My heart is breaking even writing about it.
So, after rehearsal, rewrite happened (as per usual). Also, free margaritas in the alleyway happened (not usual).
There were no changes in my rolls, so I didn’t really have to do anything during rewrite.
Before you knew it, the show started.
I thought I was gonna be a wreck from moment one, but I was surprisingly calm(ish).
But once act 4 started, when Larry was doing his speech about the map being upside down, I cried – totally sobbed standing up (leaning over) in my bay.
Then, at the end of act 4, I saw the contributors run onstage… And then the staff ran on. I didn’t think I was gonna make it down. But I ran down to the studio anyway. I was a little late, of course. But I ran onstage too. It was magical to get to go town there.
I took a little video of the audience and everyone hugging around me. (Even though they cut the take, the cameras rolled to catch us all hugging and I feel silly taping stuff instead of hugging people… But other people were doing it too.)
I just wanted to take in and remember that moment.

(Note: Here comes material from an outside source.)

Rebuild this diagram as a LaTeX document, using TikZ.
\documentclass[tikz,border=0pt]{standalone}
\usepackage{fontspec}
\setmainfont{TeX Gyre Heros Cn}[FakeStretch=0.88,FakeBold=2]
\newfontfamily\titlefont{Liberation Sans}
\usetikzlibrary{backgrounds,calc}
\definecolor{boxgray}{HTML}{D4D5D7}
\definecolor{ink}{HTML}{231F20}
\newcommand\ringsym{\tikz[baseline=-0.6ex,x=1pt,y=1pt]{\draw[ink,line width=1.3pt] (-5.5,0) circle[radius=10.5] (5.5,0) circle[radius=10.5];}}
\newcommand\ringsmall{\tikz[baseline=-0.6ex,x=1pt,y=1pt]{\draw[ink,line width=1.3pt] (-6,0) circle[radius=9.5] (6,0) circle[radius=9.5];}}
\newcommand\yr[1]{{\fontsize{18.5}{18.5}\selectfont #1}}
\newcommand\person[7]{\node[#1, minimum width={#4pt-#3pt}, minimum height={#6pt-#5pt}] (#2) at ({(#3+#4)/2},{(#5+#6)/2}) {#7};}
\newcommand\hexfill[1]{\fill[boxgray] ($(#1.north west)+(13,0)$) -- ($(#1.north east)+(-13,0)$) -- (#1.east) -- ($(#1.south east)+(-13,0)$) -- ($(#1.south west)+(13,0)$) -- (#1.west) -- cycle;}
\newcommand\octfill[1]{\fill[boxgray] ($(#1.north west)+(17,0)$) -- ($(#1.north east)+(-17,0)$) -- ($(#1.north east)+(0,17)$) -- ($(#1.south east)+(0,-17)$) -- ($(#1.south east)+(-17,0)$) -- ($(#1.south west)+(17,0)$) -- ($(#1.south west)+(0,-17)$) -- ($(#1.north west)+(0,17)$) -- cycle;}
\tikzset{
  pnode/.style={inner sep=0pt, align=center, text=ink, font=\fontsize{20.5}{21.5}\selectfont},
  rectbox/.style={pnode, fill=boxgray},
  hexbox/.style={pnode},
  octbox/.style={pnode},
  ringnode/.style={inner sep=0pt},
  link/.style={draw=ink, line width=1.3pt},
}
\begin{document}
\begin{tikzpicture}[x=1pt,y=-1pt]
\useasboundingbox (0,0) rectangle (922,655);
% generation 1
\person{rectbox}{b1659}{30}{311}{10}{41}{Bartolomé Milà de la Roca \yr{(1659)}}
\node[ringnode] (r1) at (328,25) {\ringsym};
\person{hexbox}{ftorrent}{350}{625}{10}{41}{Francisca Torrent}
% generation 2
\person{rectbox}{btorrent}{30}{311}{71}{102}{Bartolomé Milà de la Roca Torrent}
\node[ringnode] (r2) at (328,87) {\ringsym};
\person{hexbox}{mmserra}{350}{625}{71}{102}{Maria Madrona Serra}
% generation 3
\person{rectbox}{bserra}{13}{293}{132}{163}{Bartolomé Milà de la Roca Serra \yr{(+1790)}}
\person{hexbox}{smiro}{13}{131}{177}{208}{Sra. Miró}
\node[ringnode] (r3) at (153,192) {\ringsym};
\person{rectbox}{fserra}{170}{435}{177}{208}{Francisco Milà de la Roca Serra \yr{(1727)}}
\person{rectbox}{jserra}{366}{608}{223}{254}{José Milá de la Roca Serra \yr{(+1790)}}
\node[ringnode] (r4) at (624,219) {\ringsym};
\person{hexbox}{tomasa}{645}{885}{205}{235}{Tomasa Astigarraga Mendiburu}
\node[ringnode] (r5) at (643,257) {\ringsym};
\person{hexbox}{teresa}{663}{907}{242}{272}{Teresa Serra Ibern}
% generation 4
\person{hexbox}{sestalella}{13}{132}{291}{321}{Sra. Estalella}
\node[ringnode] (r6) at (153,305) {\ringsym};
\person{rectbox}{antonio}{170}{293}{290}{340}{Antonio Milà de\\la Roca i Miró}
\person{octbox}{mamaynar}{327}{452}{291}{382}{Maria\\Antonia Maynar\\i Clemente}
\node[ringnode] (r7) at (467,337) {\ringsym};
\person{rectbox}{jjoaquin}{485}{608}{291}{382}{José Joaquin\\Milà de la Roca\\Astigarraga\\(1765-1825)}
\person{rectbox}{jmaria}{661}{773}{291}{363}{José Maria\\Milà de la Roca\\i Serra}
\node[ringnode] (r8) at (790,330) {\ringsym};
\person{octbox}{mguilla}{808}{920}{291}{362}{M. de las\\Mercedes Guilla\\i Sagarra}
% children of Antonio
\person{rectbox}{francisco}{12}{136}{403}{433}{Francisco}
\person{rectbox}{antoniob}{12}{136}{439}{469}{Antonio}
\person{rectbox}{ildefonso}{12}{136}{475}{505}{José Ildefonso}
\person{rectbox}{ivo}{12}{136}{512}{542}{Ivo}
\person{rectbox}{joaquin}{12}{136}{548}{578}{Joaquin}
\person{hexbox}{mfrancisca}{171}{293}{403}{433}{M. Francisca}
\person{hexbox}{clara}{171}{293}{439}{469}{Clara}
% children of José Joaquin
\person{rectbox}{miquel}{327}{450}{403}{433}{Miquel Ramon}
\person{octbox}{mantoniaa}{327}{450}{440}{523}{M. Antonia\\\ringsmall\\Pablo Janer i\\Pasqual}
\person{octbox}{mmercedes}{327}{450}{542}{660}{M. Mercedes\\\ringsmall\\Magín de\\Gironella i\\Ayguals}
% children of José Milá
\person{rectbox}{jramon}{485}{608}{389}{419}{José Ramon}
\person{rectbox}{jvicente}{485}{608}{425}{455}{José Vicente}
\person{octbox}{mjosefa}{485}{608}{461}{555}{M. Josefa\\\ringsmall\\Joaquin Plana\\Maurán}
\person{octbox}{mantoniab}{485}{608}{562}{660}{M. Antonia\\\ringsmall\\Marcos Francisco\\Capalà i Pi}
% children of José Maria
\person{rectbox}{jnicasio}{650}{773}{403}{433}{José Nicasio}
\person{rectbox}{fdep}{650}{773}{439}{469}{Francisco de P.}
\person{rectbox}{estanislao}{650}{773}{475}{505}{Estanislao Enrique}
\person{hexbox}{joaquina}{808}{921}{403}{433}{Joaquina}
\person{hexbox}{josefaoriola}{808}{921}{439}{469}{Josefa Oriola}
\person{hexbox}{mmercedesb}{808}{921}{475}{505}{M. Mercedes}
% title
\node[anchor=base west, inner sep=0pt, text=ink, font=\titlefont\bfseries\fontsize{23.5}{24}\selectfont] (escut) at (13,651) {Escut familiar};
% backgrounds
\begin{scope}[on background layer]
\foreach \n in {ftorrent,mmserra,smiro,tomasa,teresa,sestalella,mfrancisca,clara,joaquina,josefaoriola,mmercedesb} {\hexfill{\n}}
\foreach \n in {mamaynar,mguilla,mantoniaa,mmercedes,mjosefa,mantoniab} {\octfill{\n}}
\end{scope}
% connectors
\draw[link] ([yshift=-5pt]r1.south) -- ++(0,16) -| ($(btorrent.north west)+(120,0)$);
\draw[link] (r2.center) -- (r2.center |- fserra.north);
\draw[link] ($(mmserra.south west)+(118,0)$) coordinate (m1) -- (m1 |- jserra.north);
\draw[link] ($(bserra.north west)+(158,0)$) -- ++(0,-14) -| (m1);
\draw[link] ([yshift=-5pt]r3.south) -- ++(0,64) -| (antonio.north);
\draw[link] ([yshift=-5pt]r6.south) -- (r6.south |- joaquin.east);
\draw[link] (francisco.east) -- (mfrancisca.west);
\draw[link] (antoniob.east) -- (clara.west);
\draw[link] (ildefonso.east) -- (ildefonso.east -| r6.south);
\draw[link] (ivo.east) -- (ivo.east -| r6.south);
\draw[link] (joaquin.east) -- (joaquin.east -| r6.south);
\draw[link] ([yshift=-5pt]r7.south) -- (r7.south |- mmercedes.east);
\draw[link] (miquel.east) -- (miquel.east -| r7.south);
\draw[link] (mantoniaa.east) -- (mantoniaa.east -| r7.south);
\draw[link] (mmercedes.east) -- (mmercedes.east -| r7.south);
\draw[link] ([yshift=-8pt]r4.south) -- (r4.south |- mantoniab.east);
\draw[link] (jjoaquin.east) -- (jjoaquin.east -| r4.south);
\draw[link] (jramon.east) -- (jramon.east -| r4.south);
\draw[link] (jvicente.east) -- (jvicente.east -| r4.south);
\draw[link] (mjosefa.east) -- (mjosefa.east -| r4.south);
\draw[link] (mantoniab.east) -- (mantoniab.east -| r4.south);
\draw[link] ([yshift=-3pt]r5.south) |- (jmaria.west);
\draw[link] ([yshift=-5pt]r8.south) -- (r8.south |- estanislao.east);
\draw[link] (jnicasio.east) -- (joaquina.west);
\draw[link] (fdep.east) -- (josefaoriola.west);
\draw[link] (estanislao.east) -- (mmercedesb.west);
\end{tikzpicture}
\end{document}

Then I put down my phone and looked around with just my eyes, seeing this whole audience there for us for the last time as Bob Marley’s Three Little Birds (“’cause every little thing is gonna be all right”) played in the background. I wanted to live in that moment forever.

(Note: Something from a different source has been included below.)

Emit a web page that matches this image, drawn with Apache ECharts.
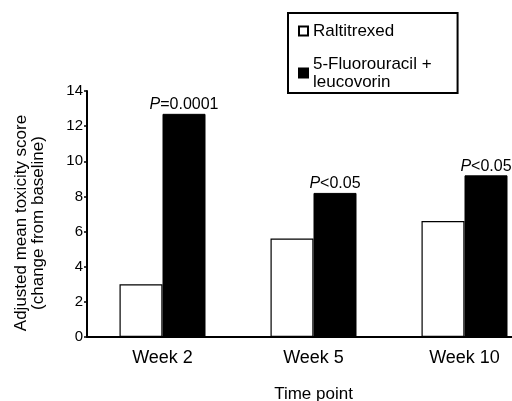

I started crying (of course) and I went around hugging people on set (and then backstage once we were all shooed off the set).

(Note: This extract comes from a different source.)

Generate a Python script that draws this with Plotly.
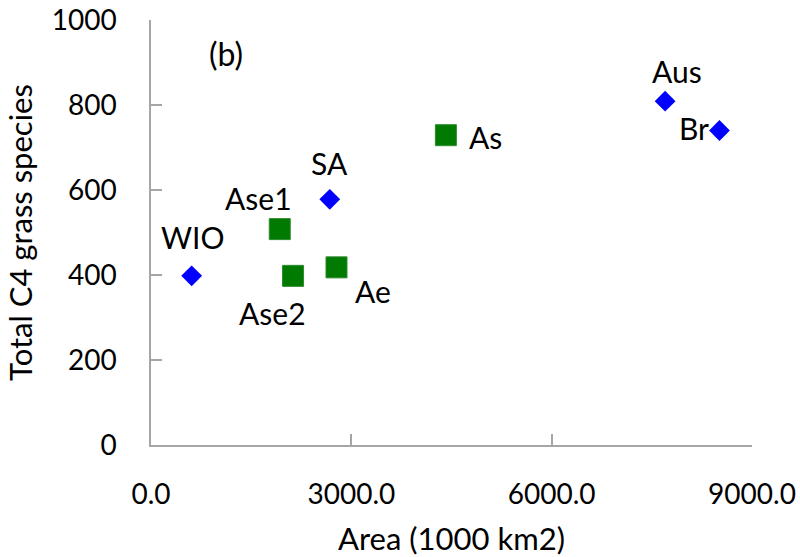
import plotly.graph_objects as go

# Regions plotted as blue diamonds
dia_names = ["WIO", "SA", "Aus", "Br"]
dia_area = [609, 2677, 7699, 8513]
dia_species = [398, 578, 809, 740]

# Regions plotted as green squares
sq_names = ["Ase1", "Ase2", "Ae", "As"]
sq_area = [1928, 2127, 2778, 4416]
sq_species = [508, 398, 418, 729]

x_ticks = [0, 3000, 6000, 9000]
x_ticklabels = ["0.0", "3000.0", "6000.0", "9000.0"]
y_ticks = [0, 200, 400, 600, 800, 1000]

# label offsets (pixels) for each region name
label_offsets = {
    "WIO": (1, 39), "SA": (0, 36), "Aus": (12, 30), "Br": (-25, 3),
    "Ase1": (-21, 31), "Ase2": (-21, -37), "Ae": (36, -24), "As": (40, -2),
}

FONT = "Lato"
TICK_FS = 28
TITLE_FS = 31
LABEL_FS = 30

fig = go.Figure()
fig.add_trace(go.Scatter(
    x=dia_area, y=dia_species, mode="markers",
    marker=dict(symbol="diamond", size=16, color="#0000ff", line=dict(width=0)),
    showlegend=False, cliponaxis=False))
fig.add_trace(go.Scatter(
    x=sq_area, y=sq_species, mode="markers",
    marker=dict(symbol="square", size=21, color="#007a00", line=dict(width=1, color="#2e8b2e")),
    showlegend=False, cliponaxis=False))

for names, xs, ys in [(dia_names, dia_area, dia_species), (sq_names, sq_area, sq_species)]:
    for n, xv, yv in zip(names, xs, ys):
        dx, dy = label_offsets[n]
        fig.add_annotation(x=xv, y=yv, text=n, showarrow=False, xshift=dx, yshift=dy,
                           xanchor="center", yanchor="middle",
                           font=dict(family=FONT, size=LABEL_FS, color="black"))

fig.add_annotation(x=(225.7 - 151) / 601, y=(445 - 54) / 425, xref="paper", yref="paper", text="(b)",
                   xanchor="center", yanchor="middle",
                   showarrow=False, font=dict(family=FONT, size=32, color="black"))

axis_common = dict(showline=True, linecolor="#a6a6a6", linewidth=1.5, ticks="inside",
                   ticklen=11, tickcolor="#a6a6a6", tickwidth=1.5, showgrid=False,
                   zeroline=False, automargin=False, ticklabeloverflow="allow",
                   tickfont=dict(family=FONT, size=TICK_FS, color="black"))
fig.update_xaxes(range=[0, 9000], tickvals=x_ticks, ticktext=x_ticklabels,
                 title=dict(text="Area (1000 km2)", font=dict(family=FONT, size=TITLE_FS, color="black"), standoff=20),
                 ticklabelstandoff=24, **axis_common)
fig.update_yaxes(range=[0, 1000], tickvals=y_ticks,
                 title=dict(text="Total C4 grass species", font=dict(family=FONT, size=TITLE_FS, color="black"), standoff=10),
                 ticklabelstandoff=27, **axis_common)

fig.update_layout(width=800, height=557, margin=dict(l=151, r=48, t=20, b=112),
                  plot_bgcolor="white", paper_bgcolor="white")
# remove the browser's default page margin so the figure fills the window exactly
fig.write_html("out.html", config={"displayModeBar": False},
               post_script="document.body.style.margin='0';")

Then I went upstairs ’cause I actually had to do some work. And then I came back downstairs to grab my guests who’d come to the taping. (Naturally, they were people I met through twitter – who else would they be?)
I had exports going as I showed them around the building. They left. We all continued to do a little hugging. And people were taking things home from their offices.
And then we all met up at the final party – where there was mainly laughter and only slight bits of crying.
When The Nightly Show came on the televisions, people cheered so loudly.
It was a beautiful night – people walking around giving gorgeous monologues about what it was like to work together.
I left when the party started to seem like it was really dying down. I took one last look around as I walked out the door. And of course I cried a little on the way home – looking around at New York as I passed through it – thinking of all my memories of moving to the city, and the show, and all that jazz.
And I had one more day of work, which I will talk about tomorrow.